Biological component of airborne particulate matter is commonly assessed by manual methods which ignores some of the important components and limits the temporal resolution. Therefore, emerging new measurement methods based on high-end imaging and laser induced fluorescence are expected to meet end-user needs by provide automatic and real-time data flow. However, particle type recognition remains a specific challenge.
The aim of our research is to couple big data collected by new generation automatic single particle analyser (Rapid-E) and advanced artificial intelligence tools to enable identification and quantification specific bioaerosols in outdoor air.
The tests of developed system in operational monitoring proved that laser spectroscopy-based automatic bioaerosol measurements equipped with our machine learning algorithms enable the identification and quantification in high temporal resolution a full variety of airborne particles of biological origin. We have successfully quantified 16 the most abundant and allergy relevant airborne pollen types. High temporal resolution measurements (up to sub-minute) revealed 15% better insight into explanation of allergy total symptoms for selected individuals in the study area. In addition to airborne pollen, system detected short but very intensive episodes of airborne starch particles. Thanks to hight temporal resolution of bioaerosol measurements, wind direction analysis and dispersion modelling grain storage towers were identified as sources.

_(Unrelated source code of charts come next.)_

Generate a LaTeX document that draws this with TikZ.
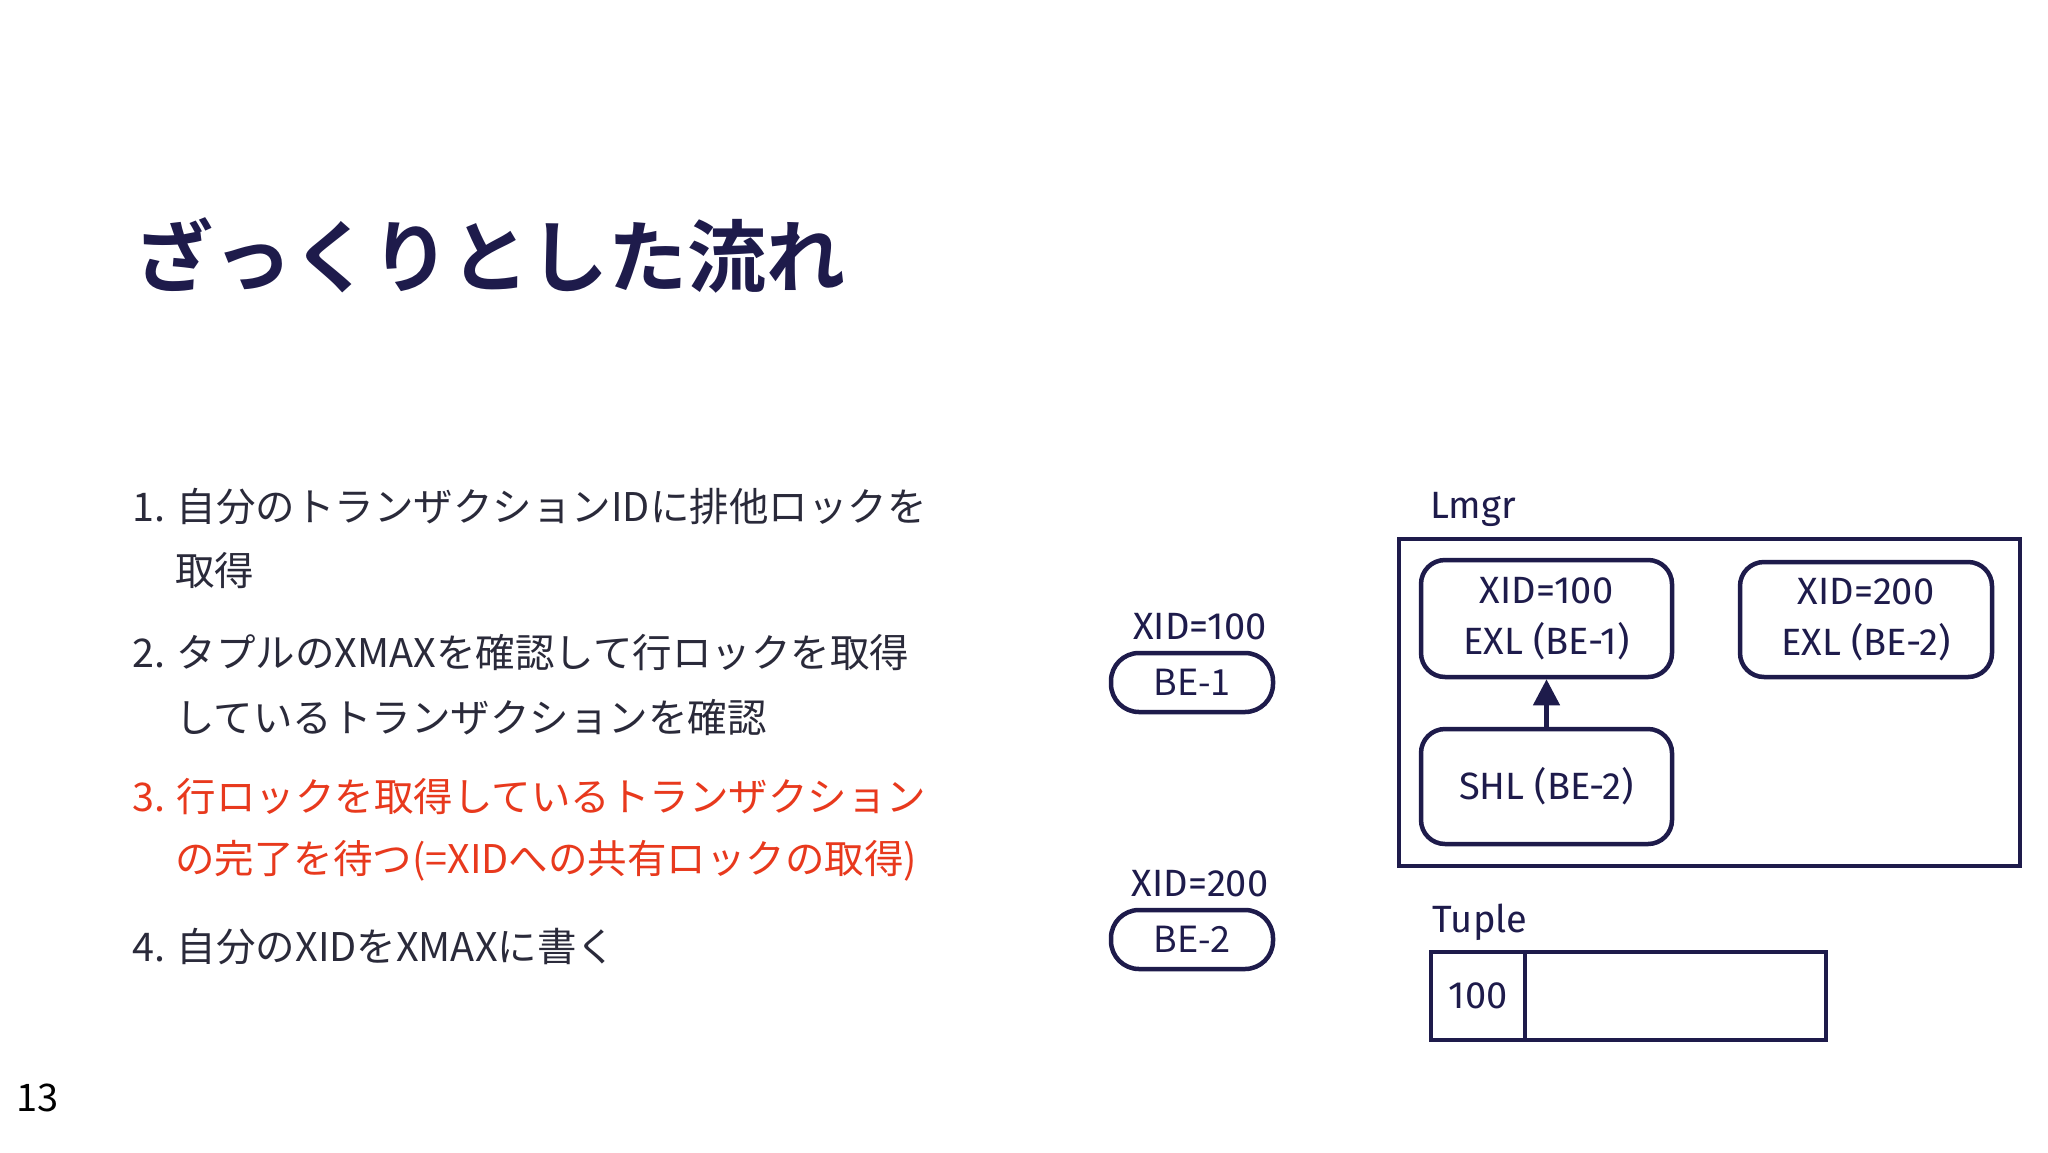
\documentclass[tikz,border=0pt]{standalone}
\usepackage{fontspec}
\setmainfont{Noto Sans CJK JP}
\newfontfamily\jpb{Noto Sans CJK JP Bold}
\newfontfamily\hand{Fira Sans}
\usetikzlibrary{arrows.meta}
\definecolor{navy}{HTML}{1E1B4B}
\definecolor{redt}{HTML}{E8391D}
\definecolor{txt}{HTML}{2A2A3A}
\tikzset{
 lst/.style={anchor=west,inner sep=0pt,text=txt,font=\fontsize{39.5}{39.5}\selectfont},
 dg/.style={font=\hand\fontsize{38}{51}\selectfont,text=navy,align=center},
 pill/.style={draw=navy,line width=4.5pt,rounded corners=28pt},
 lbox/.style={draw=navy,line width=4.5pt,rounded corners=24pt},
 sq/.style={draw=navy,line width=4.5pt}
}
\begin{document}
\begin{tikzpicture}[x=1pt,y=-1pt]
\useasboundingbox[fill=white] (0,0) rectangle (2048,1152);
\node[anchor=west,inner sep=0pt,text=navy,font=\jpb\fontsize{79}{79}\selectfont] (title) at (134,255) {ざっくりとした流れ};
\node[lst] (i1) at (132,507) {1. 自分のトランザクションIDに排他ロックを};
\node[lst] (i1b) at (175,571) {取得};
\node[lst] (i2) at (132,653) {2. タプルのXMAXを確認して行ロックを取得};
\node[lst] (i2b) at (175,717) {しているトランザクションを確認};
\node[lst,text=redt] (i3) at (132,797) {3. 行ロックを取得しているトランザクション};
\node[lst,text=redt] (i3b) at (175,861) {の完了を待つ(=XIDへの共有ロックの取得)};
\node[lst] (i4) at (132,947) {4. 自分のXIDをXMAXに書く};
\node[anchor=west,inner sep=0pt,font=\fontsize{38}{38}\selectfont] (pg) at (16,1098) {13};

\node[dg] (x1) at (1200,627) {XID=100};
\draw[pill] (1111,653) rectangle (1273,712);
\node[dg,font=\fontsize{36}{36}\selectfont] (b1) at (1192,682) {BE-1};
\node[dg] (x2) at (1200,884) {XID=200};
\draw[pill] (1111,910) rectangle (1273,969);
\node[dg,font=\fontsize{36}{36}\selectfont] (b2) at (1192,939) {BE-2};

\node[dg] (lm) at (1473,509) {Lmgr};
\draw[sq] (1399,539) rectangle (2020,866);
\node[lbox,dg,minimum width=251pt,minimum height=117pt] (a) at (1546.5,618.5) {XID=100\\EXL (BE-1)};
\node[lbox,dg,minimum width=252pt,minimum height=115pt] (b) at (1866,619.5) {XID=200\\EXL (BE-2)};
\node[lbox,dg,minimum width=251pt,minimum height=115pt] (c) at (1546.5,786.5) {SHL (BE-2)};
\draw[navy,line width=4.5pt,-{Triangle[length=26pt,width=26pt]}] (c.north) -- (a.south);

\node[dg] (tp) at (1480,922) {Tuple};
\draw[sq] (1431,952) rectangle (1826,1040);
\draw[sq] (1525,952) -- (1525,1040);
\node[dg] (v) at (1478,996) {100};
\end{tikzpicture}
\end{document}
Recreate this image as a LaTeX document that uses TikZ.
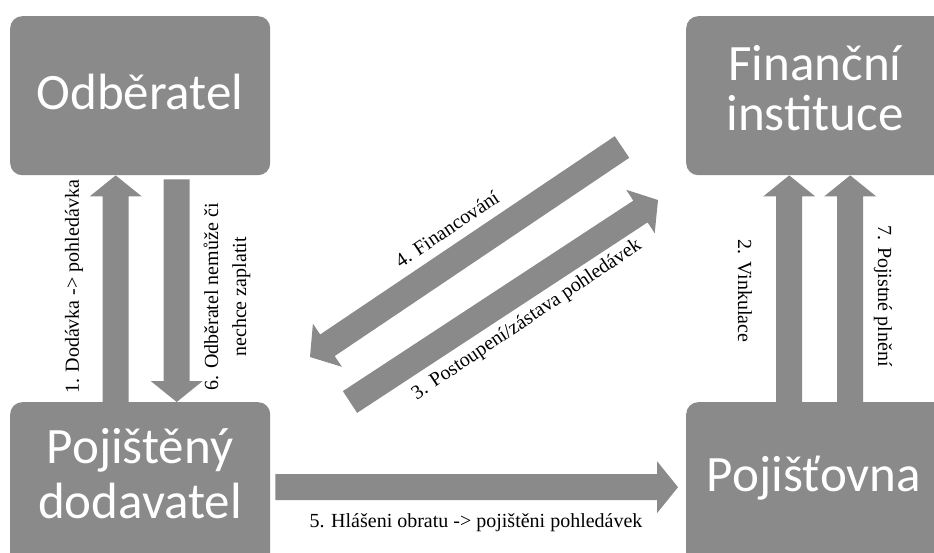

The new generation of automatic devices coupled with advanced analytical tools and extensive reference datasets for training bioaerosol classification models have the potential to increase our understanding of the distribution of bioaerosols in the air, provide insights into biological processes such as release and dispersal mechanisms, and allow us to conduct investigations into dose-response relationships and personal exposure to aeroallergens and plant pathogens.